The Fighter Pilot’s Edge
Colonel John Boyd wasn’t just another Air Force pilot. He was the guy other pilots didn’t want to face in a dogfight. Why? Because he understood decision making as a weapon. Outthink, outmaneuver, and you win.
His framework, known as the OODA Loop (Observe, Orient, Decide, Act), is simple, but devastatingly effective. It’s not just about jets and missiles. It’s about life. You can use it in a bar fight, a boardroom negotiation, or when a woman throws you a curveball in a conversation.
Step One: Observe
You can’t make a sharp move if you don’t know what’s happening around you. Observation isn’t just looking, it’s seeing.
In business: Who’s talking the most in the meeting? Who’s silent but paying close attention?
In relationships: What’s her body language saying compared to her words?
In daily life: What threats or opportunities are sitting right in front of you while everyone else scrolls their phone?

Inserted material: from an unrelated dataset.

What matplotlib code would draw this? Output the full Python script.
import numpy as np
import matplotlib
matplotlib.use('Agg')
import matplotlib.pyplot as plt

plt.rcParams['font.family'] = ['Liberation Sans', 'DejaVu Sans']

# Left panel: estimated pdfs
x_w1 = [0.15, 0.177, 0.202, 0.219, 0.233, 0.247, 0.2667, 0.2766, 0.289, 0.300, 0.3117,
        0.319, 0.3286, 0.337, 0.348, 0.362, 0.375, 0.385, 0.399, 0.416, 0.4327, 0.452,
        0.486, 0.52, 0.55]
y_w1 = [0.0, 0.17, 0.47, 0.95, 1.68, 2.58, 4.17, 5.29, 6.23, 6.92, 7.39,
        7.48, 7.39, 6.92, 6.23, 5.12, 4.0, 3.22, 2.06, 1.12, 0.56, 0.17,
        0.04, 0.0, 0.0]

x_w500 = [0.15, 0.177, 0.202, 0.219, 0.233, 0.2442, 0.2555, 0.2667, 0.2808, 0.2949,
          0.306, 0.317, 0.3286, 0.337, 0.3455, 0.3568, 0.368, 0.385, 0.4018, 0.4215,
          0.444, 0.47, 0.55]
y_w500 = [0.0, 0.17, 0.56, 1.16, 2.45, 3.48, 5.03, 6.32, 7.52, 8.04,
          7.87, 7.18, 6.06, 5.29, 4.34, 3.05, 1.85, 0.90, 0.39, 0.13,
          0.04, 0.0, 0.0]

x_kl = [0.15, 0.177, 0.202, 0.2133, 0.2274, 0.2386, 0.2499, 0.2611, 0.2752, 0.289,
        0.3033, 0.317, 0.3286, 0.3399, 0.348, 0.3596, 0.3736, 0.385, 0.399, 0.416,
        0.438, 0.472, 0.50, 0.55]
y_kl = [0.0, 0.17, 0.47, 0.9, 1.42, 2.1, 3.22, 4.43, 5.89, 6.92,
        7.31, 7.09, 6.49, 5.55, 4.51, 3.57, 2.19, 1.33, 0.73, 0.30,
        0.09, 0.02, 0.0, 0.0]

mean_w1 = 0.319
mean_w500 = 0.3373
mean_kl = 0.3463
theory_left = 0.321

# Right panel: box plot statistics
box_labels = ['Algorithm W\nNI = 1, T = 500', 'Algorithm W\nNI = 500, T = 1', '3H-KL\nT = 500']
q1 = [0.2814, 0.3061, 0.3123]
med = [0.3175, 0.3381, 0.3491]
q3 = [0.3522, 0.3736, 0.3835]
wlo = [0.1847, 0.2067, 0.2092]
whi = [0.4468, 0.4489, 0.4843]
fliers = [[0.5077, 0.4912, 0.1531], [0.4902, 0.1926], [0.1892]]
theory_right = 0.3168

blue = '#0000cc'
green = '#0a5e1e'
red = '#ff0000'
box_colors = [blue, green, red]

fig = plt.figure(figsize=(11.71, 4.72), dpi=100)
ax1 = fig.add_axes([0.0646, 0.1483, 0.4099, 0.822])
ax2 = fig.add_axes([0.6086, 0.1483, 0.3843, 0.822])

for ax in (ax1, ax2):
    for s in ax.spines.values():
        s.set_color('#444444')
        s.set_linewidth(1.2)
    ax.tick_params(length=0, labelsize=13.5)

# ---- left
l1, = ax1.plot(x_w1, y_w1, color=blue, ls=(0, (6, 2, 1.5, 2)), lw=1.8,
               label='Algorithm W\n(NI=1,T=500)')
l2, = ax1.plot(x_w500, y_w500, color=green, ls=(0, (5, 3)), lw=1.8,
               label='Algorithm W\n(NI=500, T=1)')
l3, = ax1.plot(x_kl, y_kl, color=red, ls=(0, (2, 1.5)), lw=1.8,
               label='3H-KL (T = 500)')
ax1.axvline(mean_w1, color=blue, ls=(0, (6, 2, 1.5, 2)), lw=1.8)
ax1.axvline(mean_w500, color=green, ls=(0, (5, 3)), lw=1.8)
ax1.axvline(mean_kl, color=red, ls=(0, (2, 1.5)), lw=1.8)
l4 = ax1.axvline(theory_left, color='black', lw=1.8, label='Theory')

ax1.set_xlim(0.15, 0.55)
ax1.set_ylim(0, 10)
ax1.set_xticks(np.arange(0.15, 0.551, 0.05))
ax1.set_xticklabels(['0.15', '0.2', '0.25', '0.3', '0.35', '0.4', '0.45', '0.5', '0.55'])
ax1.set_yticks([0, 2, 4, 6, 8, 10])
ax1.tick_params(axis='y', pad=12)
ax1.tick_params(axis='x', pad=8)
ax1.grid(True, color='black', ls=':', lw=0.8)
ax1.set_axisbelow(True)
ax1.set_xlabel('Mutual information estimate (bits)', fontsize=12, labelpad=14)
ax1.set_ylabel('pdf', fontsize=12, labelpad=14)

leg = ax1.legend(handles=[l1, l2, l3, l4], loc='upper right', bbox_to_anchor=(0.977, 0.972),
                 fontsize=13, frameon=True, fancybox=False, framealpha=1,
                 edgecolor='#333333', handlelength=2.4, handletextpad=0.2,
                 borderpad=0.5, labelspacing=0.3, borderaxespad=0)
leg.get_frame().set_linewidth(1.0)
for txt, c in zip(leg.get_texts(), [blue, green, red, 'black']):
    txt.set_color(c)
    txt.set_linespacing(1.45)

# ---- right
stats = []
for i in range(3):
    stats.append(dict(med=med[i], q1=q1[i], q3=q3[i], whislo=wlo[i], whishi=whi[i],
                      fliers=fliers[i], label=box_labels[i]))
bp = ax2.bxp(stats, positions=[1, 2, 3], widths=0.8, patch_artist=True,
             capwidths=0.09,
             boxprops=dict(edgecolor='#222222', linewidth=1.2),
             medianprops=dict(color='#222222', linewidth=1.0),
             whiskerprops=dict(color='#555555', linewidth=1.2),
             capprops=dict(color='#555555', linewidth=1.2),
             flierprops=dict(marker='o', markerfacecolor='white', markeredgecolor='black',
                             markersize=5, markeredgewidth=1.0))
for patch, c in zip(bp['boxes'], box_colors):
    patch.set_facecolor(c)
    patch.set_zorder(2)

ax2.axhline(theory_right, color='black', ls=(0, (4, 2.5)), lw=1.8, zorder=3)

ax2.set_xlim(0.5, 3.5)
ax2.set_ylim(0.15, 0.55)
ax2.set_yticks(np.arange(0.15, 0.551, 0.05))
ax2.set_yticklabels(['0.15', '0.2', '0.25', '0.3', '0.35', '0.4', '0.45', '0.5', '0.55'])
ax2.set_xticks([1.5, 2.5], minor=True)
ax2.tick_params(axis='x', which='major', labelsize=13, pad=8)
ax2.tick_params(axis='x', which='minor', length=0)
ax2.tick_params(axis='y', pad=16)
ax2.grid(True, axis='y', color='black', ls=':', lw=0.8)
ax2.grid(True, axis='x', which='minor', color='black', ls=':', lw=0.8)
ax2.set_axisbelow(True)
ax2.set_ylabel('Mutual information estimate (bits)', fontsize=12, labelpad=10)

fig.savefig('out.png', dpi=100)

Observation is awareness. Without it, you’re reacting blind.
Step Two: Orient
This is the most overlooked step and it’s the one that separates amateurs from strategists. Orientation is how you interpret what you’ve observed.

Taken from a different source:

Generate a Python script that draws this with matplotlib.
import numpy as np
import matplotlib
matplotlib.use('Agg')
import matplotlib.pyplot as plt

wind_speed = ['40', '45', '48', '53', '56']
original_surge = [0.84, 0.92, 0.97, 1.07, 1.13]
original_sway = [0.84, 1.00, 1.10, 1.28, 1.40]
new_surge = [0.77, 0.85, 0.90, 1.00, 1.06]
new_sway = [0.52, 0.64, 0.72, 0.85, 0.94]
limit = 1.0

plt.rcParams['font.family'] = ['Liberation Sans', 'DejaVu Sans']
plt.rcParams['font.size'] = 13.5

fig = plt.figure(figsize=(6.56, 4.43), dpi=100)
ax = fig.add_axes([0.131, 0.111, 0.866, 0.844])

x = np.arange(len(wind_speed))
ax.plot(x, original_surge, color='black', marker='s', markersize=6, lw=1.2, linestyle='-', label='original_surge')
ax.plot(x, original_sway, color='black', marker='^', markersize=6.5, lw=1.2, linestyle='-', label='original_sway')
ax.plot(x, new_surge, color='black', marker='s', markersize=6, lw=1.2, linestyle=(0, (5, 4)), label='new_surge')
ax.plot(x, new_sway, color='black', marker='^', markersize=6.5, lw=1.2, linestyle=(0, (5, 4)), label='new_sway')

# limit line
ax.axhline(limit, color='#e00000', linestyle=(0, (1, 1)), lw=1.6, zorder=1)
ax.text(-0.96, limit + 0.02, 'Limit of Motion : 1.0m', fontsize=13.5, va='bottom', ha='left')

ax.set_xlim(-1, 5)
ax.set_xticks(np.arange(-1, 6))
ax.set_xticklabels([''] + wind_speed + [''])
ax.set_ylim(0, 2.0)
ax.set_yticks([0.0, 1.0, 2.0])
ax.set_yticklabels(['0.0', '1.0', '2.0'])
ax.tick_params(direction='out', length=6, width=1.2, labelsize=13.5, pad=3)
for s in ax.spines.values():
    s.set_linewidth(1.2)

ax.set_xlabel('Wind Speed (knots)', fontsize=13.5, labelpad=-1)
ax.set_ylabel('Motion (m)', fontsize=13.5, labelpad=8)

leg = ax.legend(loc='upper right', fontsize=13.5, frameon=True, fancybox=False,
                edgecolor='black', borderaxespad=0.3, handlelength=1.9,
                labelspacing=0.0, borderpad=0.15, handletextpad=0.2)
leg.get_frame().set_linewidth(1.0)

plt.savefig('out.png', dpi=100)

Two men can see the same thing but understand it completely differently. That’s why orientation is shaped by your mindset, experience, and training.

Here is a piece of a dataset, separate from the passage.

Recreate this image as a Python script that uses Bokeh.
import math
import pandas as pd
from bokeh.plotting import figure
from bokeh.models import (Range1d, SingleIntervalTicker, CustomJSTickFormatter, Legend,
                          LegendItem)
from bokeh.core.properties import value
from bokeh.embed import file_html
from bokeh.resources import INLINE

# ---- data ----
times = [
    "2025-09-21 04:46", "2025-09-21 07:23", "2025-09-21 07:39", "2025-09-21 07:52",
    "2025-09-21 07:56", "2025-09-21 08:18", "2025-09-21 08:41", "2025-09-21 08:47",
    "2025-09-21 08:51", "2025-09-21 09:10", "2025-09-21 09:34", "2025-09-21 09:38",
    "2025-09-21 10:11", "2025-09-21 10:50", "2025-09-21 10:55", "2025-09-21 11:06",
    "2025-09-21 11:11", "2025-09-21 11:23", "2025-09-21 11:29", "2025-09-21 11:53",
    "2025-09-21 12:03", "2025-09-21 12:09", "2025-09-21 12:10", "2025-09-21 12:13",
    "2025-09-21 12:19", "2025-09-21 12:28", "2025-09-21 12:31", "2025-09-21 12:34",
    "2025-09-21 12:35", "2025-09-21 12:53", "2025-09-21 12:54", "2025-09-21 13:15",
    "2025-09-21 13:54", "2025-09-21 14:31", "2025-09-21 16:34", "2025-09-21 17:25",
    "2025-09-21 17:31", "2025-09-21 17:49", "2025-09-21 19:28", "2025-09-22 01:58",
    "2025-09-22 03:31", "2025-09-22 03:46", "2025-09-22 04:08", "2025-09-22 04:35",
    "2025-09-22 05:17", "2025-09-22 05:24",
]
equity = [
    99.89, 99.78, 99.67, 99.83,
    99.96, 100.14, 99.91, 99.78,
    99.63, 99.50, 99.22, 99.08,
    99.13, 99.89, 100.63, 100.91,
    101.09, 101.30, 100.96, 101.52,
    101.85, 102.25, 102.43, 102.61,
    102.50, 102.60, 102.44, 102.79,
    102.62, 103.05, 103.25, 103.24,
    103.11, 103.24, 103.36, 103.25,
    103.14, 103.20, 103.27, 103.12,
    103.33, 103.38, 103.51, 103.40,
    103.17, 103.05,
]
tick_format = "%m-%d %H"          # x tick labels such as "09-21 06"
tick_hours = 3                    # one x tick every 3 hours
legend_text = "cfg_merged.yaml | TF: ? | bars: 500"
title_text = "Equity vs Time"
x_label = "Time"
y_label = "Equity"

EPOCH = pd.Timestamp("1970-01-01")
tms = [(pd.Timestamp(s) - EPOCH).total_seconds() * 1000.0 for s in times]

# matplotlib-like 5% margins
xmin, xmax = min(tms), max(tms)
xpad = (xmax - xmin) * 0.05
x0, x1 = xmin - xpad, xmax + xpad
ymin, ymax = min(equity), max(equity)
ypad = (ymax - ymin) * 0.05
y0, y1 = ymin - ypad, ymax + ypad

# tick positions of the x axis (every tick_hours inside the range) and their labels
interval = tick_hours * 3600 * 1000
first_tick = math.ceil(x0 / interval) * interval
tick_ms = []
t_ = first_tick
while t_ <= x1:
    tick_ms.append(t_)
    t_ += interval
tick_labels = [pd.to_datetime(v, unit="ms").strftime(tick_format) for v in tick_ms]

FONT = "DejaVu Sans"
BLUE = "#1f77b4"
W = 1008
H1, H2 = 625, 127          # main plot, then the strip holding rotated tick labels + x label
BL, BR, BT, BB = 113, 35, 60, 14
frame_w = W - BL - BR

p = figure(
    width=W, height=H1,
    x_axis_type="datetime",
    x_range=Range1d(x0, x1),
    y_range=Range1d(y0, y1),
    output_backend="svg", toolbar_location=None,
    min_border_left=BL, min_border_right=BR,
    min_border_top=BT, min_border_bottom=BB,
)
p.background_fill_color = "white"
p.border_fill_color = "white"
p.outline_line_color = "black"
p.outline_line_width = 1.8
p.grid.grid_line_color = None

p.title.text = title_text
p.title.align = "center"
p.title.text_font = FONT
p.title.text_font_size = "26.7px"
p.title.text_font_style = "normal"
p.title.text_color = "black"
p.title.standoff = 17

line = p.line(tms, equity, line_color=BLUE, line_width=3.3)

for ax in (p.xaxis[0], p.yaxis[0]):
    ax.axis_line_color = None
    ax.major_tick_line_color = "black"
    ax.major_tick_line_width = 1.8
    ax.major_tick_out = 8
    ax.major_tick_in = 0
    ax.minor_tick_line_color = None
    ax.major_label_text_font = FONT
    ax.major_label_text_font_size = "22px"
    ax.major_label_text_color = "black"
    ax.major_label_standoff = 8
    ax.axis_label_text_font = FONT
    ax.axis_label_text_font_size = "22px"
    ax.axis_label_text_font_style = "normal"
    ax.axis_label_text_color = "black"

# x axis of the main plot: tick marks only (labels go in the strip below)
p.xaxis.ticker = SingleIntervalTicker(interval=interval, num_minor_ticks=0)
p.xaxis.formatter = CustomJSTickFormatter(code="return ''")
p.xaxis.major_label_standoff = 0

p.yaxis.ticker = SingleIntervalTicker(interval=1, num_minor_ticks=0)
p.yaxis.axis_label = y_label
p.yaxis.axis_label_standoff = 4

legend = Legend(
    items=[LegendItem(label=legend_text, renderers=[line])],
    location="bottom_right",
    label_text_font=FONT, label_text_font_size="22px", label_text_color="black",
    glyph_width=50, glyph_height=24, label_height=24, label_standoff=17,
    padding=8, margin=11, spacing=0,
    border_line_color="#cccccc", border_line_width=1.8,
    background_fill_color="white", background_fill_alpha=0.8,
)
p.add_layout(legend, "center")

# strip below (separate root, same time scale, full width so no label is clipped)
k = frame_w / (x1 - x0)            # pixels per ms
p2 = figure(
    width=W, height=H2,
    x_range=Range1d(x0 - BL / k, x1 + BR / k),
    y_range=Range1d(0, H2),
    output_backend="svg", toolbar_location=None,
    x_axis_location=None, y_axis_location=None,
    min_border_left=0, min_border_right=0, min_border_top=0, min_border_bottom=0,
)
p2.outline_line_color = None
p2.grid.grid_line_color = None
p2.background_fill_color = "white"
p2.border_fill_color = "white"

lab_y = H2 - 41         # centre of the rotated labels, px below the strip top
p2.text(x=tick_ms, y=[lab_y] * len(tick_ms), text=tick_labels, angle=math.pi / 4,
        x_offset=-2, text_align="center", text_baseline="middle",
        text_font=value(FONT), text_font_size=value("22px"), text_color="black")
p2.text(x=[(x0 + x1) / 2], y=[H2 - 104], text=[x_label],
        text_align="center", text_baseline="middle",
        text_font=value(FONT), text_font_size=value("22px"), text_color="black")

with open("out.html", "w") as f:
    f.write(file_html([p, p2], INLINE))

A weak man sees rejection and crumbles.
A strong man sees rejection as redirection.
The difference is orientation. How you frame the situation dictates how you’ll attack it.
Step Three: Decide
Most men get stuck here. They overthink. They want certainty before they act. Bad news: you’ll never have certainty.
The key is speed. Make a choice based on what you observed and how you oriented it. Decision is where courage comes in.
In business: Close the deal or walk away.
In conflict: Step forward or step back.
In dating: Ask her out or move on.
Indecision is weakness. Decide fast, then commit.
Step Four: Act
Action is what makes the loop real. Without it, all the observation and orientation in the world is just theory.
Boyd’s brilliance was realizing that if you cycle through the OODA loop faster than your opponent, you put them on defense. They’re reacting to you. That’s power.
In negotiation, make the move that forces the other guy to re-think his position.
In an argument, drop the line that ends her emotional spiral instead of feeding it.
In life, act with purpose so others adjust to your rhythm, not the other way around.
Why It Works in Everyday Life
Think of a time you hesitated and lost. Maybe it was not speaking up in a meeting. Maybe it was freezing when a fight almost broke out. Maybe it was letting a good woman walk because you didn’t act.
That’s what happens when your loop is slow. Someone else is running theirs faster. They observe, orient, decide, and act while you’re still thinking.
Now think of the times you were sharp. You noticed, processed, and acted before anyone else caught on. That’s the OODA loop in action.
Training Your Loop
You don’t need to be a fighter pilot. You just need reps.
- Practice observation: Put your phone away and actually watch people. Train your awareness.
- Sharpen orientation: Challenge your assumptions. Ask yourself, “What else could this mean?”
- Decide quicker: Stop waiting for perfect conditions. Pull the trigger.
- Act deliberately: Follow through with confidence, even if you’re wrong. Correction comes after.
The faster and cleaner you run the loop, the more control you’ll have over situations that leave other men spinning.
Final Thought
The OODA loop isn’t theory. It’s a weapon. Every interaction, every deal, every argument, every decision, is a dogfight of sorts. The man who sees faster, interprets sharper, decides quicker, and acts harder wins.
That’s how you stop being a passenger in life and start flying the jet.